Frictions : aller aux théâtres

Prenons Frictions par le milieu, où se déploie un portfolio : « Ça n’est pas du tout la performance, l’événement public, qui m’intéresse, mais la seule rapidité. » Ainsi s’exprime Valère Novarina à propos de sa pratique du dessin en public dans des extraits tirés de son Carnet rouge, sur la période 1972-2014. Œuvrant le plus souvent dans des galeries, sous l’œil de visiteurs curieux et d’assistants qui procèdent aux accrochages, celui que l’on connaît surtout en tant qu’homme de théâtre dessine dans ces conditions jusqu’à l’épuisement, presque rageusement, laissant la main courir encore et encore sur le papier, sous tension continue ; ici au fusain, là au crayon de couleur, ailleurs à l’encre de Chine. Marathon, course de fond des formes. Ces dessins qui occupent une vingtaine de pages, il les voit comme « un boucan muet », « une partition muette », « une musique pariétale, en noir, en rouge, en blanc ».  Dans son idée, le dessinateur, agi par une force intérieure, est pareil au danseur qui improvise une chorégraphie. Et c’est cette effervescence féconde qui visiblement le galvanise : « Penser comme ça au théâtre », s’auto-suggère-t-il, dans une note de mai 1981…

 

 

Le théâtre et l’écriture pris dans leur pluralité et leur mouvement, c’est rappelons-le la raison d’être de cette revue dirigée par Jean-Pierre Han. Outre la belle contribution de Novarina, que lira-t-on dans ce numéro ? Un travail de recherche, à la fois historique et narratif, d’Alice Carré sur l’effort de guerre africain pendant le second conflit mondial, entendez celui des colonies françaises, travail qui se veut  « réflexion sur la multiplicité des visages de la nation et de ses mémoires, celles qui ont été étouffées et pour lesquelles il a fallu plusieurs générations avant de rejaillir jusqu’à la conscience collective ». Et l’auteure de faire résonner les souvenirs d’anciens combattants qui terminent leurs jours à Brazzaville. Quoi d’autre ? Deux textes sur la condition d’exilé qui se font écho, l’un de Juan Diego Botto, l’autre de Benoît Schwartz.

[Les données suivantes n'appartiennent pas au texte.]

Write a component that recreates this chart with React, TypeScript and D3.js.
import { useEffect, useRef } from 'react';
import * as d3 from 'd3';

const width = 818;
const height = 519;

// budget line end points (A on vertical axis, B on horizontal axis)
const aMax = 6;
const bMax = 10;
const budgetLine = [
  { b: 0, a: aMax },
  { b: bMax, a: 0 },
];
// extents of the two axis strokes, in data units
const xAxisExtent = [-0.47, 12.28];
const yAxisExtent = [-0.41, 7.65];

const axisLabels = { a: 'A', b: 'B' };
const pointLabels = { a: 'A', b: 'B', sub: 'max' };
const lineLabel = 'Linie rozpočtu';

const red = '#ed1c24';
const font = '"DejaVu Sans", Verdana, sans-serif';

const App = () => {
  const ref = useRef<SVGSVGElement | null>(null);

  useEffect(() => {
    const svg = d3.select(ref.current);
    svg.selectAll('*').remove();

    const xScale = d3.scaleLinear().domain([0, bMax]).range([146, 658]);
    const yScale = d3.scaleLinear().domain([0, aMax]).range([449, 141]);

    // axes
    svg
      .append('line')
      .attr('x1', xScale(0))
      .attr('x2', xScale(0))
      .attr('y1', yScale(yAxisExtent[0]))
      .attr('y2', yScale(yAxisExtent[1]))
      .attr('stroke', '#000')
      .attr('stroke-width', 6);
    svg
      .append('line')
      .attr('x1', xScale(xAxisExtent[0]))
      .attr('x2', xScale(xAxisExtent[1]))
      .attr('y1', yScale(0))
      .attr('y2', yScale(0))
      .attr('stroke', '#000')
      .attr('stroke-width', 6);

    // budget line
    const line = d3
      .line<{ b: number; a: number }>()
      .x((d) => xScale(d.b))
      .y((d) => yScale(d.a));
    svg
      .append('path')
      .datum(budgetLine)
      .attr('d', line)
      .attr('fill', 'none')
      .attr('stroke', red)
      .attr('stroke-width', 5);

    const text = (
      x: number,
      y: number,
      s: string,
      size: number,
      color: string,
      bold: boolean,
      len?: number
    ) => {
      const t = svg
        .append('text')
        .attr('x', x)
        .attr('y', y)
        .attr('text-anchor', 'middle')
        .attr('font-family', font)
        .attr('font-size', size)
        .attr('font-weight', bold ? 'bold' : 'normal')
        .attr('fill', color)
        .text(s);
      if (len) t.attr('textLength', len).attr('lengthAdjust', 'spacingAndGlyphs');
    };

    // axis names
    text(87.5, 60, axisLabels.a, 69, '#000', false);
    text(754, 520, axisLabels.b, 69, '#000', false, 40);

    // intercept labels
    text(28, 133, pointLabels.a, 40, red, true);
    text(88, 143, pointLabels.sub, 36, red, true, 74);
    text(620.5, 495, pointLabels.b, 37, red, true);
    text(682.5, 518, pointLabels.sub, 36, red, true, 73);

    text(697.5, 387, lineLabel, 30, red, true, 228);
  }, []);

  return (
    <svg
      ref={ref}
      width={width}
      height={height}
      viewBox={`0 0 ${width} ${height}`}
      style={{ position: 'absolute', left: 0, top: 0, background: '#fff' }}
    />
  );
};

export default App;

Le monologue du second donne vie et voix à un homme, au moment de sa chaotique traversée vers « l’inaccessible Europe », à bord d’un bateau de fortune, « d’urine et de rêves » : « Figés dans l’eau, pris dans la masse liquide en flagrant délit d’exister, mis à jour comme affleurent les pierres quand la rivière se tarit, des milliers de vies en équilibre. Des milliers d’espoirs muets osant à peine le souffle, des milliers de regards emportés par la rafle de l’exil. »

 

Il faut citer encore, notamment, une réflexion sur le statut des friches artistiques, squats et autres tiers-lieu (à partir du cas de La Générale, à Paris), dont on ne sait pas toujours s’ils sont de véritables instruments au service de ceux qui créent ou des lieux instrumentalisés par les pouvoirs publics au nom d’une (in)certaine politique culturelle. Les mises en scènes de Thomas Jolly ou de Joël Pommerat ainsi que les représentations d’Alain Béhar nourrissent également des contributions diversement critiques. Parlant du travail de ce dernier, Jean Monamy, pour ne citer que lui, invite d’ailleurs à s’interroger sur le sens même de tout commentaire portant sur le théâtre. « Paroles autour », qualifie-t-il ainsi sa propre contribution. Ce qu’est Frictions, au fond : par la pensée tourner autour, encore et toujours, de la singularité plurielle des écritures de la scène.